What a month! I wasn't "allowed" to write about what's been going on, but now that things are finalized I have the green light. A few weeks ago, I took Aaron to the Ear Nose Throat doctor on a Tuesday and was told he needs his tonsils and adenoids out. So, I scheduled his surgery for that Friday. When I got home, Mike was there and said we needed to have a talk. He told me he had just gotten laid off. I had to cancel Aaron's surgery an hour after I scheduled it! We've been worrying about this happening and praying that it wouldn't. But, God has other plans for us and thought we needed a serious lesson in humility.

Fluor, the company Mike has been working for, has been struggling with the economy because power plants and oil refineries have been pulling out on contracts-they can't afford to get things made or fixed. So, next up on the money blood sucking food chain come the workers at Fluor. So far, about 2,600 employees have been laid off. They held on to Michael for as long as they could, though, which meant a lot.

I keep looking around at our house, knowing it's probably the nicest house I'll ever live in, and kicking myself for ever thinking I "deserved" more. And what are our landlords going to say when we tell them we have to terminate our lease 2 months early?

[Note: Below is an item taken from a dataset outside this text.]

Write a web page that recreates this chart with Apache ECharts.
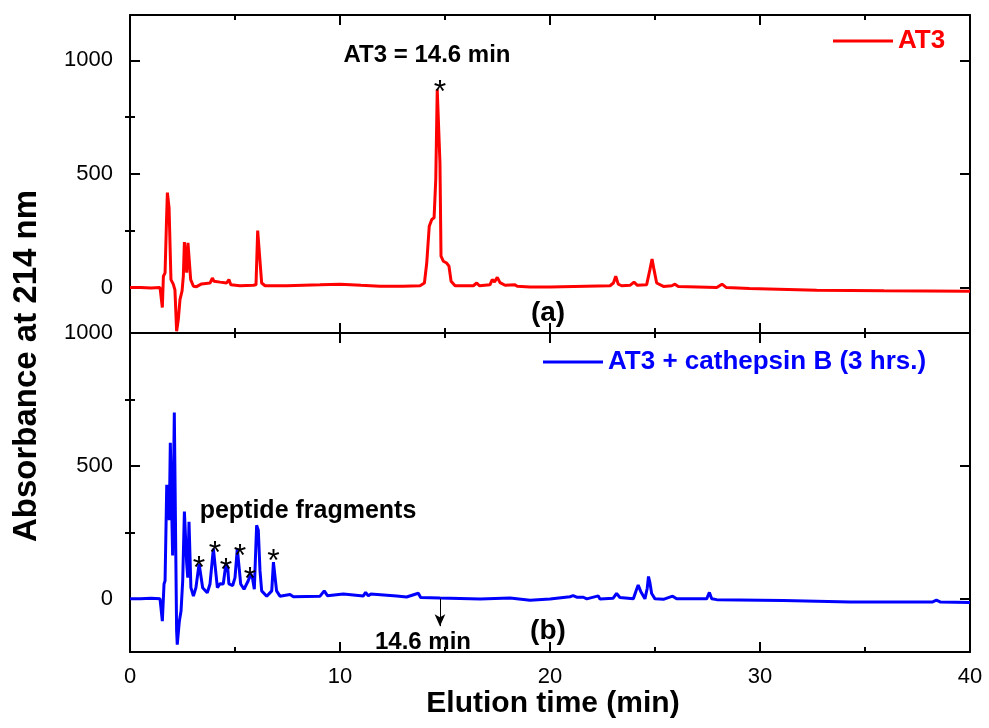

We don't have money to pay the "early termination fee". And every time I drive through Sugar Land I think about what a nice place it really is, and how blessed we were to live here. I have made some of the most incredible and amazing friends in the world and it kills me to think of leaving them. How will I survive without my Mandy?

Michael's dad offered him a job back home at the machine shop doing quality control. I am so grateful for his offer. Part of me is so excited to move back home to be closer to family. I love the mountains and the smell of sagebrush when it rains. I love four wheeling and shooting and camping and sweaters and hot chocolate and green chili. I love the slower pace of life and Colorado summers. I love the small town parade during Stampede and making fun of the low rider and tractor "floats". I love the holidays at my parents house. And just think of all the free babysitting! Plus, my AWESOME sister-in-law, Kathy lives there, and she has kids that are the same ages as mine. Born to be best buddies! So, there are some of the reasons I'd love to be back in the San Luis Valley.

But..... then the other part of me dreads it. I'm so used to living in the city where everything is only a few miles away and anything and everything you could ever want is just down the street! The biggest and most exciting store in the valley is a Walmart. No Pei Wei...no Target...no Old Navy...no Hobby Lobby...oh, I'm tearing up already. I think the hardest part is that moving away from home made me feel like I grew up and made something of myself. I got a fresh start. And housing is a completely different thing. No HOA's to make sure the neighborhood stays well kept. You can have a really nice house next to a run down ghetto house, and many of the houses are over a hundred years old, so finding one that isn't falling apart will be fun. We'll live with Mike's parents for a while until we can either save up for a down payment to buy a house, or we find a decent house to rent until we can save up for a down payment. (There is only one apartment "complex" there, with about 20 units. And, at $250 a month, you get what you pay for...shady shady shady.)

Anywayyyyys, back to trying to be positive. We're moving by Thanksgiving so I've been busy trying to start getting things boxed up and set aside. God knows what he's doing and everything will work out!